Imagine this scenario. You’re a hard worker who’s been with an employer for a long time. But year after year, you never get promoted. Eventually, for other reasons, you decide to change your life… part of which includes losing a lot of weight. A few months later, you suddenly get that promotion. Which feels great. But it also makes you wonder…was I passed over all those years because of my weight?

It’s not an unusual situation. In fact, complaints of bias against overweight and obese workers are increasing. For years, the Massachusetts state legislature has considered a bill that would include weight in the state’s anti-discrimination laws. But for the past 15 years, that bill has gone no where.

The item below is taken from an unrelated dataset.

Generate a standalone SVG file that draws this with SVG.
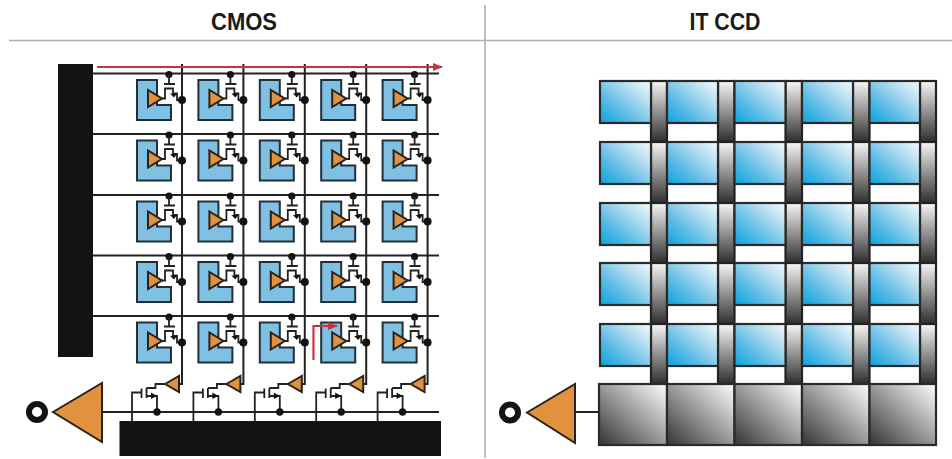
<svg xmlns="http://www.w3.org/2000/svg" width="952" height="459" viewBox="0 0 952 459">
<style>
text{font-family:"Liberation Sans",Arial,sans-serif;font-weight:700;font-size:24px;fill:#1a1a1a;text-anchor:middle}
.rule{stroke:#aeb0b0;stroke-width:1.6;fill:none}
.w{stroke:#222;stroke-width:1.8;fill:none}
.w2{stroke:#222;stroke-width:2;fill:none}
.red{stroke:#c8323f;stroke-width:2.200;fill:none}
.blk{fill:#131313}
.dot{fill:#131313}
.amp{fill:#e0923f;stroke:#2b2118;stroke-width:2;stroke-linejoin:miter}
.ring{fill:#fff;stroke:#131313;stroke-width:6}
.sens{fill:#80c0e3;stroke:#20303a;stroke-width:2}
.ccd{fill:url(#gb);stroke:#2a2a2a;stroke-width:2.200}
.bar{fill:url(#gv);stroke:#222;stroke-width:2.200}
.reg{fill:url(#gg);stroke:#2a2a2a;stroke-width:2.200}
</style>
<defs>
<linearGradient id="gb" x1="0" y1="1" x2="1" y2="0"><stop offset="0" stop-color="#08a4df"/><stop offset=".35" stop-color="#5dbce5"/><stop offset=".7" stop-color="#b6def0"/><stop offset="1" stop-color="#f5fbfd"/></linearGradient>
<linearGradient id="gv" x1="0" y1="0" x2="0" y2="1"><stop offset="0" stop-color="#f7f7f7"/><stop offset="1" stop-color="#2e2e2e"/></linearGradient>
<linearGradient id="gg" x1="0" y1="1" x2="1" y2="0"><stop offset="0" stop-color="#333"/><stop offset="1" stop-color="#fff"/></linearGradient>
<marker id="ah" markerUnits="userSpaceOnUse" markerWidth="10" markerHeight="8" refX="9" refY="4" orient="auto"><path d="M0,0L10,4L0,8Z" fill="#c8323f"/></marker>
<g id="pixel">
<path class="sens" d="M0,0H20V25H34V40H0Z"/>
<path class="amp" d="M11,10V27L25,18.5Z"/>
<circle class="dot" cx="32" cy="-5.5" r="3.6"/>
<path class="w" d="M32,-5V4M27,4H38M25,18.5H28V8.500H36V13.500H40V20H45"/>
<path d="M33,13.500H40L37,17.500Z" fill="#131313"/>
<circle class="dot" cx="45" cy="20" r="4"/>
</g>
<g id="readout">
<path class="w" d="M0,9V-19.500H9.500M9.500,-23.500V-14M14.500,-24V-14M14.500,-24H23.500V-28H32.500M14.500,-16H25V0"/>
<path d="M19,-19.500L25,-16L19,-13Z" fill="#131313"/>
<path class="amp" d="M33,-28L47,-36V-20Z"/>
<circle class="dot" cx="25" cy="0" r="3.700"/>
</g>
</defs>
<g id="frame">
<path class="rule" d="M9,40.500H952M485,5V458"/>
</g>
<text x="244" y="30" textLength="66" lengthAdjust="spacingAndGlyphs">CMOS</text>
<text x="725" y="30" textLength="71" lengthAdjust="spacingAndGlyphs">IT CCD</text>
<g id="row-decoder"><rect class="blk" x="58" y="64" width="35" height="293"/></g>
<g id="column-bus"><rect class="blk" x="119.500" y="421" width="321.500" height="35"/></g>
<g id="connectors">
<path class="w2" d="M93,73.500H439M93,134H439M93,195H439M93,255.500H439M93,316H439"/>
<path class="w2" d="M182,64V384H179M243.400,64V384H240.400M304.800,64V384H301.800M366.200,64V384H363.200M427.600,64V384H424.600"/>
<path class="w2" d="M102,412H439M575,412H599"/>
</g>
<g id="px-1-1"><use href="#pixel" x="137" y="80"/></g><g id="px-1-2"><use href="#pixel" x="198.400" y="80"/></g><g id="px-1-3"><use href="#pixel" x="259.800" y="80"/></g><g id="px-1-4"><use href="#pixel" x="321.200" y="80"/></g><g id="px-1-5"><use href="#pixel" x="382.600" y="80"/></g>
<g id="px-2-1"><use href="#pixel" x="137" y="140.500"/></g><g id="px-2-2"><use href="#pixel" x="198.400" y="140.500"/></g><g id="px-2-3"><use href="#pixel" x="259.800" y="140.500"/></g><g id="px-2-4"><use href="#pixel" x="321.200" y="140.500"/></g><g id="px-2-5"><use href="#pixel" x="382.600" y="140.500"/></g>
<g id="px-3-1"><use href="#pixel" x="137" y="201.500"/></g><g id="px-3-2"><use href="#pixel" x="198.400" y="201.500"/></g><g id="px-3-3"><use href="#pixel" x="259.800" y="201.500"/></g><g id="px-3-4"><use href="#pixel" x="321.200" y="201.500"/></g><g id="px-3-5"><use href="#pixel" x="382.600" y="201.500"/></g>
<g id="px-4-1"><use href="#pixel" x="137" y="262"/></g><g id="px-4-2"><use href="#pixel" x="198.400" y="262"/></g><g id="px-4-3"><use href="#pixel" x="259.800" y="262"/></g><g id="px-4-4"><use href="#pixel" x="321.200" y="262"/></g><g id="px-4-5"><use href="#pixel" x="382.600" y="262"/></g>
<g id="px-5-1"><use href="#pixel" x="137" y="322.500"/></g><g id="px-5-2"><use href="#pixel" x="198.400" y="322.500"/></g><g id="px-5-3"><use href="#pixel" x="259.800" y="322.500"/></g><g id="px-5-4"><use href="#pixel" x="321.200" y="322.500"/></g><g id="px-5-5"><use href="#pixel" x="382.600" y="322.500"/></g>
<g id="readout-1"><use href="#readout" x="132" y="412"/></g><g id="readout-2"><use href="#readout" x="193.400" y="412"/></g><g id="readout-3"><use href="#readout" x="254.800" y="412"/></g><g id="readout-4"><use href="#readout" x="316.200" y="412"/></g><g id="readout-5"><use href="#readout" x="377.600" y="412"/></g>
<g id="cmos-output"><path class="amp" d="M53,412L102,383V442Z"/><circle class="ring" cx="37" cy="412" r="8"/></g>
<g id="signal-paths">
<path class="red" marker-end="url(#ah)" d="M97,67H442"/>
<path class="red" marker-end="url(#ah)" d="M313.500,360V326H337"/>
</g>
<g id="ccd-bars">
<g id="bar-1-1"><rect class="bar" x="651" y="81" width="16" height="61"/></g><g id="bar-1-2"><rect class="bar" x="718" y="81" width="16.500" height="61"/></g><g id="bar-1-3"><rect class="bar" x="785.500" y="81" width="16.500" height="61"/></g><g id="bar-1-4"><rect class="bar" x="853" y="81" width="16.500" height="61"/></g><g id="bar-1-5"><rect class="bar" x="920" y="81" width="16" height="61"/></g>
<g id="bar-2-1"><rect class="bar" x="651" y="142" width="16" height="61"/></g><g id="bar-2-2"><rect class="bar" x="718" y="142" width="16.500" height="61"/></g><g id="bar-2-3"><rect class="bar" x="785.500" y="142" width="16.500" height="61"/></g><g id="bar-2-4"><rect class="bar" x="853" y="142" width="16.500" height="61"/></g><g id="bar-2-5"><rect class="bar" x="920" y="142" width="16" height="61"/></g>
<g id="bar-3-1"><rect class="bar" x="651" y="203" width="16" height="60"/></g><g id="bar-3-2"><rect class="bar" x="718" y="203" width="16.500" height="60"/></g><g id="bar-3-3"><rect class="bar" x="785.500" y="203" width="16.500" height="60"/></g><g id="bar-3-4"><rect class="bar" x="853" y="203" width="16.500" height="60"/></g><g id="bar-3-5"><rect class="bar" x="920" y="203" width="16" height="60"/></g>
<g id="bar-4-1"><rect class="bar" x="651" y="263" width="16" height="61"/></g><g id="bar-4-2"><rect class="bar" x="718" y="263" width="16.500" height="61"/></g><g id="bar-4-3"><rect class="bar" x="785.500" y="263" width="16.500" height="61"/></g><g id="bar-4-4"><rect class="bar" x="853" y="263" width="16.500" height="61"/></g><g id="bar-4-5"><rect class="bar" x="920" y="263" width="16" height="61"/></g>
<g id="bar-5-1"><rect class="bar" x="651" y="324" width="16" height="60"/></g><g id="bar-5-2"><rect class="bar" x="718" y="324" width="16.500" height="60"/></g><g id="bar-5-3"><rect class="bar" x="785.500" y="324" width="16.500" height="60"/></g><g id="bar-5-4"><rect class="bar" x="853" y="324" width="16.500" height="60"/></g><g id="bar-5-5"><rect class="bar" x="920" y="324" width="16" height="60"/></g>
</g>
<g id="ccd-1-1"><rect class="ccd" x="600" y="81" width="51" height="42"/></g><g id="ccd-1-2"><rect class="ccd" x="667" y="81" width="51" height="42"/></g><g id="ccd-1-3"><rect class="ccd" x="734.500" y="81" width="51" height="42"/></g><g id="ccd-1-4"><rect class="ccd" x="802" y="81" width="51" height="42"/></g><g id="ccd-1-5"><rect class="ccd" x="869.500" y="81" width="50.500" height="42"/></g>
<g id="ccd-2-1"><rect class="ccd" x="600" y="142" width="51" height="42"/></g><g id="ccd-2-2"><rect class="ccd" x="667" y="142" width="51" height="42"/></g><g id="ccd-2-3"><rect class="ccd" x="734.500" y="142" width="51" height="42"/></g><g id="ccd-2-4"><rect class="ccd" x="802" y="142" width="51" height="42"/></g><g id="ccd-2-5"><rect class="ccd" x="869.500" y="142" width="50.500" height="42"/></g>
<g id="ccd-3-1"><rect class="ccd" x="600" y="203" width="51" height="42"/></g><g id="ccd-3-2"><rect class="ccd" x="667" y="203" width="51" height="42"/></g><g id="ccd-3-3"><rect class="ccd" x="734.500" y="203" width="51" height="42"/></g><g id="ccd-3-4"><rect class="ccd" x="802" y="203" width="51" height="42"/></g><g id="ccd-3-5"><rect class="ccd" x="869.500" y="203" width="50.500" height="42"/></g>
<g id="ccd-4-1"><rect class="ccd" x="600" y="263" width="51" height="42"/></g><g id="ccd-4-2"><rect class="ccd" x="667" y="263" width="51" height="42"/></g><g id="ccd-4-3"><rect class="ccd" x="734.500" y="263" width="51" height="42"/></g><g id="ccd-4-4"><rect class="ccd" x="802" y="263" width="51" height="42"/></g><g id="ccd-4-5"><rect class="ccd" x="869.500" y="263" width="50.500" height="42"/></g>
<g id="ccd-5-1"><rect class="ccd" x="600" y="324" width="51" height="42"/></g><g id="ccd-5-2"><rect class="ccd" x="667" y="324" width="51" height="42"/></g><g id="ccd-5-3"><rect class="ccd" x="734.500" y="324" width="51" height="42"/></g><g id="ccd-5-4"><rect class="ccd" x="802" y="324" width="51" height="42"/></g><g id="ccd-5-5"><rect class="ccd" x="869.500" y="324" width="50.500" height="42"/></g>
<g id="reg-1"><rect class="reg" x="599" y="384" width="68" height="61"/></g><g id="reg-2"><rect class="reg" x="667" y="384" width="67.500" height="61"/></g><g id="reg-3"><rect class="reg" x="734.500" y="384" width="67.500" height="61"/></g><g id="reg-4"><rect class="reg" x="802" y="384" width="67.500" height="61"/></g><g id="reg-5"><rect class="reg" x="869.500" y="384" width="66.500" height="61"/></g>
<g id="ccd-output"><path class="amp" d="M527,412.500L575,384V443Z"/><circle class="ring" cx="510" cy="412.500" r="8"/></g>
</svg>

Until last month, when the bill sailed out of committee. It could come up for a full vote later this year. The sudden turnaround is spurred by many things, not the least of which is the fact that 70 percent of Americans are considered overweight.

Science is also changing its view on obesity. American society… perhaps not so much. What role should the law play here? Obesity is the next chapter in the evolution of anti-discrimination laws, and it’s an especially controversial and complicated one….because much of the debate comes down to the question of choice — can you choose to lose weight, and keep it off? Or do deeper biochemical factors determine your weight?

Guests

Carey Goldberg, co-host of WBUR’s CommonHealth blog. You can find her piece here.

Rebecca Puhl, deputy director at the Rudd Center for Food Policy & Obesity at Yale University.

Jay Barrows, represents the 1st Bristol District.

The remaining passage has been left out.